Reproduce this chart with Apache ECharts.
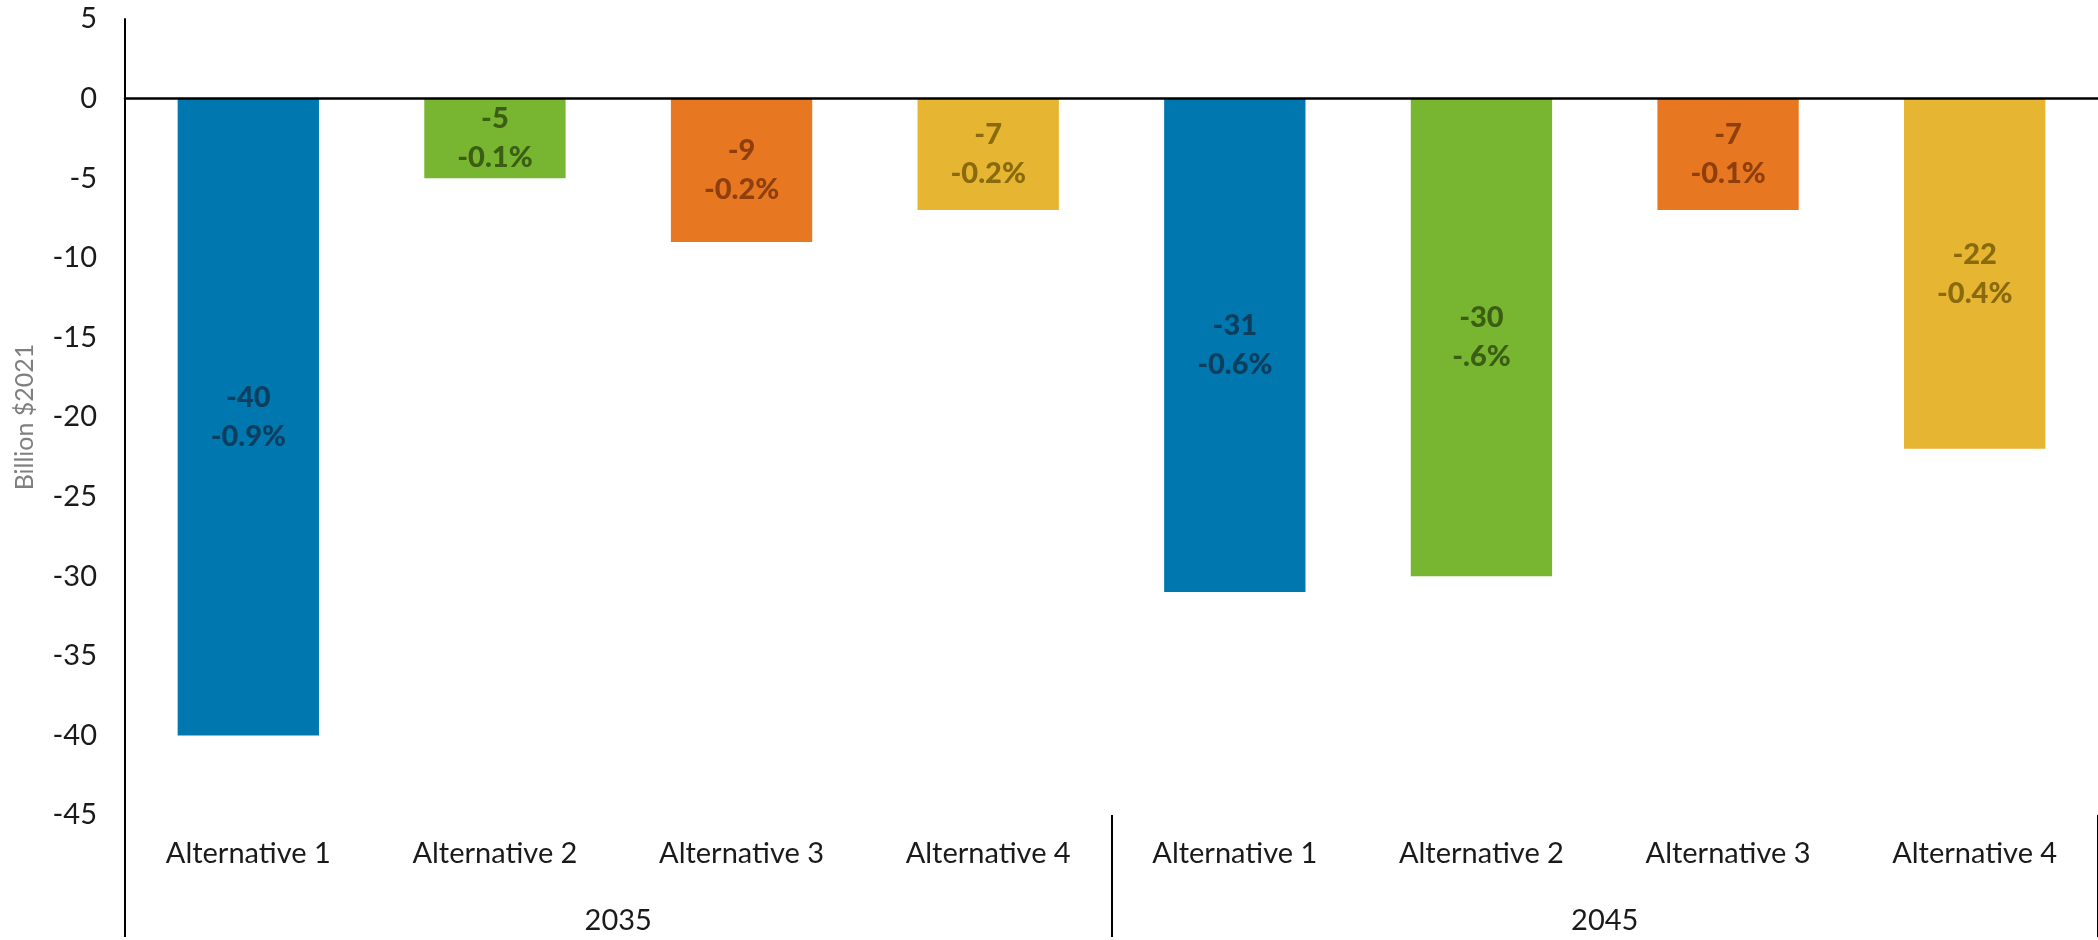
<!DOCTYPE html>
<html>
<head>
<meta charset="utf-8">
<script src="https://cdn.jsdelivr.net/npm/echarts@6/dist/echarts.min.js"></script>
<style>
  html, body { margin: 0; padding: 0; background: #ffffff; }
  #chart { width: 2098px; height: 940px; }
</style>
</head>
<body>
<div id="chart"></div>
<script>
// Change in value by alternative, two horizon years
const alternatives = ['Alternative 1', 'Alternative 2', 'Alternative 3', 'Alternative 4',
                      'Alternative 1', 'Alternative 2', 'Alternative 3', 'Alternative 4'];
const years = ['2035', '2045'];
const values = [-40, -5, -9, -7, -31, -30, -7, -22];
const percentLabels = ['-0.9%', '-0.1%', '-0.2%', '-0.2%', '-0.6%', '-.6%', '-0.1%', '-0.4%'];
const yTicks = { min: -45, max: 5, interval: 5 };

// One fill and one label colour per alternative, repeated for each year
const barColors = ['#0077AE', '#78B530', '#E87722', '#E6B531'];
const labelColors = ['#0C3F5E', '#3B5E14', '#8E3F0C', '#8A6A0E'];

const FONT = 'Lato, "Open Sans", sans-serif';
const AXIS_LEFT = 125;
const PLOT_WIDTH = 1986;

const barData = values.map((v, i) => ({
  value: v,
  itemStyle: { color: barColors[i % 4] },
  label: { color: labelColors[i % 4] }
}));

const chart = echarts.init(document.getElementById('chart'), null, { renderer: 'canvas' });

chart.setOption({
  animation: false,
  backgroundColor: '#ffffff',
  grid: { left: AXIS_LEFT, top: 19, width: PLOT_WIDTH, height: 796, containLabel: false },
  xAxis: [
    {
      // alternative names under the plot
      type: 'category',
      data: alternatives,
      position: 'bottom',
      axisLine: { show: false, onZero: false },
      axisTick: { show: false },
      axisLabel: { margin: 24, fontFamily: FONT, fontSize: 29, color: '#1a1a1a', interval: 0 }
    },
    {
      // year groups with divider ticks
      type: 'category',
      data: years,
      position: 'bottom',
      axisLine: { show: false, onZero: false },
      axisTick: { show: true, length: 122, interval: 0, lineStyle: { color: '#000000', width: 2 } },
      axisLabel: { margin: 91, fontFamily: FONT, fontSize: 29, color: '#1a1a1a', interval: 0 }
    },
    {
      // baseline at zero
      type: 'category',
      data: alternatives,
      position: 'bottom',
      z: 5,
      axisLine: { show: true, onZero: true, lineStyle: { color: '#000000', width: 2.5 } },
      axisTick: { show: false },
      axisLabel: { show: false }
    }
  ],
  yAxis: {
    type: 'value',
    min: yTicks.min,
    max: yTicks.max,
    interval: yTicks.interval,
    name: 'Billion $2021',
    nameLocation: 'middle',
    nameRotate: 90,
    nameGap: 88,
    nameTextStyle: { fontFamily: FONT, fontSize: 25, color: '#7f7f7f' },
    axisLine: { show: true, lineStyle: { color: '#000000', width: 2 } },
    axisTick: { show: false },
    splitLine: { show: false },
    axisLabel: { margin: 28, fontFamily: FONT, fontSize: 29, color: '#1a1a1a' }
  },
  series: [
    {
      type: 'bar',
      xAxisIndex: 0,
      data: barData,
      barWidth: '57.3%',
      label: {
        show: true,
        position: 'inside',
        fontFamily: FONT,
        fontSize: 29,
        fontWeight: 900,
        lineHeight: 39,
        formatter: (p) => p.value + '\n' + percentLabels[p.dataIndex]
      }
    }
  ]
});
</script>
</body>
</html>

──────────

Copy out all of the data word for word. Do not carry over any picture.

> _Reply_
Reproduce this chart with Apache ECharts.
<!DOCTYPE html>
<html>
<head>
<meta charset="utf-8">
<script src="https://cdn.jsdelivr.net/npm/echarts@6/dist/echarts.min.js"></script>
<style>
  html, body { margin: 0; padding: 0; background: #ffffff; }
  #chart { width: 2098px; height: 940px; }
</style>
</head>
<body>
<div id="chart"></div>
<script>
// Change in value by alternative, two horizon years
const alternatives = ['Alternative 1', 'Alternative 2', 'Alternative 3', 'Alternative 4',
                      'Alternative 1', 'Alternative 2', 'Alternative 3', 'Alternative 4'];
const years = ['2035', '2045'];
const values = [-40, -5, -9, -7, -31, -30, -7, -22];
const percentLabels = ['-0.9%', '-0.1%', '-0.2%', '-0.2%', '-0.6%', '-.6%', '-0.1%', '-0.4%'];
const yTicks = { min: -45, max: 5, interval: 5 };

// One fill and one label colour per alternative, repeated for each year
const barColors = ['#0077AE', '#78B530', '#E87722', '#E6B531'];
const labelColors = ['#0C3F5E', '#3B5E14', '#8E3F0C', '#8A6A0E'];

const FONT = 'Lato, "Open Sans", sans-serif';
const AXIS_LEFT = 125;
const PLOT_WIDTH = 1986;

const barData = values.map((v, i) => ({
  value: v,
  itemStyle: { color: barColors[i % 4] },
  label: { color: labelColors[i % 4] }
}));

const chart = echarts.init(document.getElementById('chart'), null, { renderer: 'canvas' });

chart.setOption({
  animation: false,
  backgroundColor: '#ffffff',
  grid: { left: AXIS_LEFT, top: 19, width: PLOT_WIDTH, height: 796, containLabel: false },
  xAxis: [
    {
      // alternative names under the plot
      type: 'category',
      data: alternatives,
      position: 'bottom',
      axisLine: { show: false, onZero: false },
      axisTick: { show: false },
      axisLabel: { margin: 24, fontFamily: FONT, fontSize: 29, color: '#1a1a1a', interval: 0 }
    },
    {
      // year groups with divider ticks
      type: 'category',
      data: years,
      position: 'bottom',
      axisLine: { show: false, onZero: false },
      axisTick: { show: true, length: 122, interval: 0, lineStyle: { color: '#000000', width: 2 } },
      axisLabel: { margin: 91, fontFamily: FONT, fontSize: 29, color: '#1a1a1a', interval: 0 }
    },
    {
      // baseline at zero
      type: 'category',
      data: alternatives,
      position: 'bottom',
      z: 5,
      axisLine: { show: true, onZero: true, lineStyle: { color: '#000000', width: 2.5 } },
      axisTick: { show: false },
      axisLabel: { show: false }
    }
  ],
  yAxis: {
    type: 'value',
    min: yTicks.min,
    max: yTicks.max,
    interval: yTicks.interval,
    name: 'Billion $2021',
    nameLocation: 'middle',
    nameRotate: 90,
    nameGap: 88,
    nameTextStyle: { fontFamily: FONT, fontSize: 25, color: '#7f7f7f' },
    axisLine: { show: true, lineStyle: { color: '#000000', width: 2 } },
    axisTick: { show: false },
    splitLine: { show: false },
    axisLabel: { margin: 28, fontFamily: FONT, fontSize: 29, color: '#1a1a1a' }
  },
  series: [
    {
      type: 'bar',
      xAxisIndex: 0,
      data: barData,
      barWidth: '57.3%',
      label: {
        show: true,
        position: 'inside',
        fontFamily: FONT,
        fontSize: 29,
        fontWeight: 900,
        lineHeight: 39,
        formatter: (p) => p.value + '\n' + percentLabels[p.dataIndex]
      }
    }
  ]
});
</script>
</body>
</html>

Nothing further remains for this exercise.